И тут Шишкин неожиданно смешался, смутился... Начал бородку растопыренную, запущенную чесать. Осклабился добродушно.
— Извиняй, дорогуша... А кричу я оттого, что рад за тебя, за спасителя мово... — И старик, пригорюнившись, даже слезу с бороды смахнул. — Отдыхай хорошенько... Кака там баня...
— Да вы не огорчайтесь, — в свою очередь засуетился, зачесался Иван Лукич. — Бог даст, еще сходим попаримся... И случай тот военный, кажись, припоминаю... Так что и проходите, садитесь. Очень рад...
— Рад, говоришь? — встрепенулся дедок. — Это дело. Нельзя нам друг друга забывать. А чего пальцы-то ломаешь, за нос хватаешься? Али забота какая подступила? Мы, Ваня, с тобой на заслуженном покое. Пусть за нас Пушкин волнуется.
— Вот вы говорили, что я-де... выручил вас в войну. На хорошие поступки способен был. И получается, что большие во мне перемены произошли с тех пор. В худшую сторону. Потому как плохой я теперь. Доподлинно знаю. Вот и скажите: а в лучшую сторону возможны перемены? Еще разок перемениться, только в другом направлении? Нереально? Чтобы, значит, в моем возрасте и положении... и вдруг все сначала? С чистой совестью? Можно?
— Допустимо.
— То есть не тело... Не морщины, не седые волосья, а — понятие? Можно?

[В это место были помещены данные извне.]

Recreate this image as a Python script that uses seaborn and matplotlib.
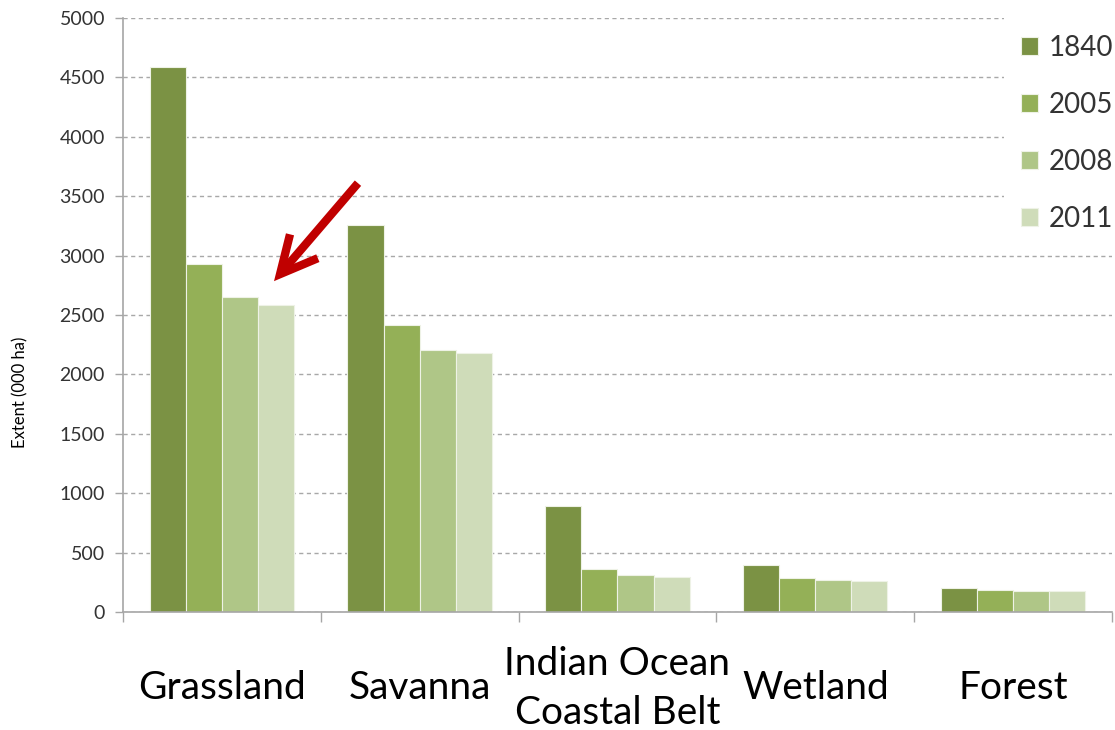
import numpy as np
import pandas as pd
import seaborn as sns
import matplotlib.pyplot as plt

# Habitat extent (thousand hectares) by year
habitats = ["Grassland", "Savanna", "Indian Ocean\nCoastal Belt", "Wetland", "Forest"]
years = ["1840", "2005", "2008", "2011"]
extent_1840 = [4585, 3260, 893, 395, 202]
extent_2005 = [2930, 2415, 364, 284, 185]
extent_2008 = [2650, 2205, 309, 267, 176]
extent_2011 = [2585, 2178, 292, 258, 176]
y_ticks = [0, 500, 1000, 1500, 2000, 2500, 3000, 3500, 4000, 4500, 5000]

series = dict(zip(years, [extent_1840, extent_2005, extent_2008, extent_2011]))
df = pd.DataFrame(
    [(h, yr, v) for yr, vals in series.items() for h, v in zip(habitats, vals)],
    columns=["habitat", "year", "extent"],
)

palette = {"1840": "#7b9244", "2005": "#94b057", "2008": "#afc687", "2011": "#cfdcb9"}

sns.set_theme(style="white")
plt.rcParams["font.family"] = ["Lato", "DejaVu Sans"]

fig = plt.figure(figsize=(11.15, 7.3), dpi=100)
ax = fig.add_axes([0.1103, 0.1616, 0.887, 0.8137])

sns.barplot(
    data=df, x="habitat", y="extent", hue="year",
    order=habitats, hue_order=years, palette=palette, saturation=1,
    width=0.73, edgecolor="#eef2e6", linewidth=0.8, ax=ax,
)

ax.set_xlim(-0.5, 4.5)
ax.set_ylim(0, 5000)
ax.set_yticks(y_ticks)
ax.set_yticklabels([str(t) for t in y_ticks])

# dashed horizontal gridlines
ax.yaxis.grid(True, linestyle=(0, (3, 2.5)), color="#a8a8a8", linewidth=1)
ax.xaxis.grid(False)
ax.set_axisbelow(True)

for side in ("top", "right"):
    ax.spines[side].set_visible(False)
for side in ("left", "bottom"):
    ax.spines[side].set_color("#a6a6a6")
    ax.spines[side].set_linewidth(1.2)

# tick marks at category boundaries, labels centred under groups
ax.set_xticks(np.arange(-0.5, 5.0, 1.0))
ax.set_xticklabels([])
ax.set_xticks(np.arange(len(habitats)), minor=True)
ax.set_xticklabels(habitats, minor=True, fontsize=28, va="center", linespacing=1.45, color="black")
ax.tick_params(axis="x", which="major", direction="out", length=7, width=1, color="#a6a6a6", bottom=True)
ax.tick_params(axis="x", which="minor", length=0, pad=55)
ax.tick_params(axis="y", direction="out", length=6, width=1, color="#a6a6a6", left=True,
               labelsize=14, labelcolor="#333333", pad=7)

ax.set_xlabel("")
ax.set_ylabel("Extent (000 ha)", fontsize=12, color="black")
ax.yaxis.set_label_coords(-0.096, 0.37)

# red pointer toward the Grassland 2011 bar
ax.annotate(
    "", xy=(0.1527, 0.557), xytext=(0.2376, 0.722),
    xycoords="axes fraction", textcoords="axes fraction",
    arrowprops=dict(arrowstyle="->,head_length=2.2,head_width=1.1",
                    color="#c00000", lw=6, shrinkA=0, shrinkB=0,
                    joinstyle="miter", capstyle="butt"),
)

handles, labels = ax.get_legend_handles_labels()
leg = ax.legend(
    handles, labels, loc="upper left", bbox_to_anchor=(0.891, 1.0),
    frameon=True, facecolor="white", edgecolor="none", framealpha=1, fancybox=False,
    fontsize=20, handlelength=0.6, handleheight=0.6, handletextpad=0.4,
    labelspacing=1.12, borderaxespad=0, borderpad=0.6,
)
for t in leg.get_texts():
    t.set_color("#333333")

fig.savefig("out.png", dpi=100)
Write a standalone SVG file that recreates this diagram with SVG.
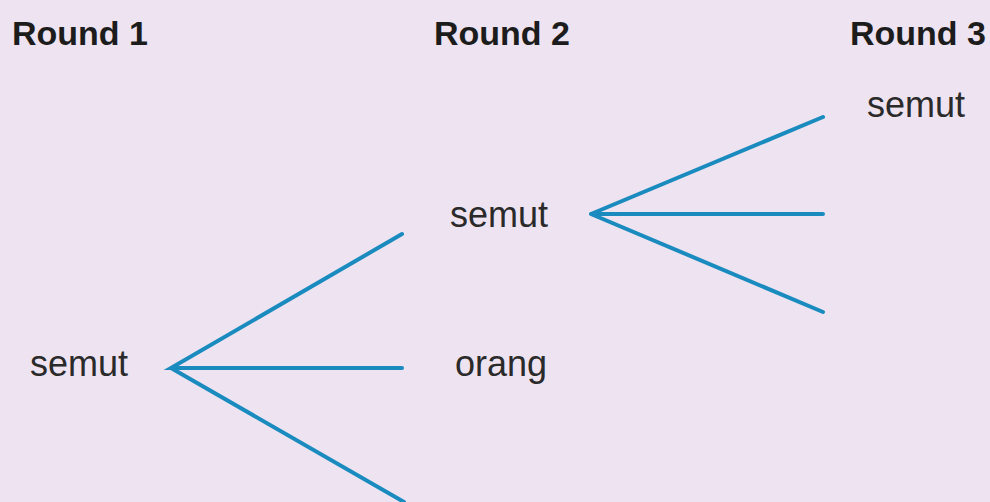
<svg xmlns="http://www.w3.org/2000/svg" width="990" height="502" viewBox="0 0 990 502">
  <style>
    .bg { fill: #eee3f0; }
    .head { font-family: "Liberation Sans", Arial, sans-serif; font-weight: bold; font-size: 34px; fill: #1c1c1c; }
    .word { font-family: "Liberation Sans", Arial, sans-serif; font-size: 36px; fill: #2a2a2a; }
    .edge { stroke: #1a8bbf; stroke-width: 4; stroke-linecap: round; fill: none; }
  </style>
  <rect class="bg" x="0" y="0" width="990" height="502"/>

  <!-- column headings -->
  <g id="round1"><text class="head" x="12" y="45">Round 1</text></g>
  <g id="round2"><text class="head" x="434" y="45">Round 2</text></g>
  <g id="round3"><text class="head" x="850" y="45">Round 3</text></g>

  <!-- word nodes -->
  <g id="r1-semut"><text class="word" x="30" y="376">semut</text></g>
  <g id="r2-semut"><text class="word" x="450" y="227">semut</text></g>
  <g id="r2-orang"><text class="word" x="455" y="376">orang</text></g>
  <g id="r3-semut"><text class="word" x="867" y="117">semut</text></g>

  <!-- branches -->
  <g id="connectors">
    <path class="edge" d="M402 234 L171 368 L402 368 M171 368 L404 502"/>
    <path class="edge" d="M823 117 L591 214 L823 214 M591 214 L823 312"/>
  </g>
</svg>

— Еще как! Знамо дело, можно. И не с тобой первым такое. Сам я прежде другим человеком был. И прозывался иначе. Это теперь я Никодим. А до второго-то рождения — просто Коля Шишкин. До ренимации-то...
— Шутите... А я к вам серьезно...
— Вот и библейский Никодим так же... Шутите, говорит, владыко... Это каким же я способом вторично родиться могу? Оказывается, другим способом. Потому как человек — это не только мясо на костях, не только вода соленая, а и прежде всего дух, то есть не газ, а душа, сознание... А сознанием переродиться в любом возрасте не возбраняется. Была бы охота. Про того же Пушкина слыхал? Он, когда помирал... на смертном одре всех своих обидчпков и убивцев простить изволил. Это — как? Дрался, доказывал, и вдруг — нате вам, простил. А почему? Потому как переродился. Смерть, она не только в яму бросает, но и возвышает... Некоторых. Взять хотя бы героев... Которые добровольно во имя идеи... Ну, мне пора. Кому что... Кому второе рождение, а мне банька предстоит.
Обул дед спортсменки, веник под мышку запихал. Почечуев занервничал. Понравился ему дед: крутой, напористый; живой ветерок от него так и веет, бодрость вселяет.
— Может, того.. чайку?
— Нет уж, Лукич... Какой чаек. Ежели б рюмочку, тогда другое дело. Дак ведь... противопоказано тебе! Угадал?
— Чего нельзя, того нельзя. Беса дразнить...
— Тогда поцелуемся, что ли? Ты откуда родом-то? Чай, из деревни?
— Из деревни.
— Русской ты?
— А какой же еще?
— Ну, можа, мордва какая... Или — фин. Я это к чему? А цела ли деревенька?
— Неизвестно. Редко я там появляюсь...
— А ты почаще! Оттуль тебе успокоение. А ежели бог велит помереть, то есть когда срок подойдет, там бы и местечко подготовил, возле костей родительских. Заранее бы расчистил... Все спокойней жить, когда все улажено.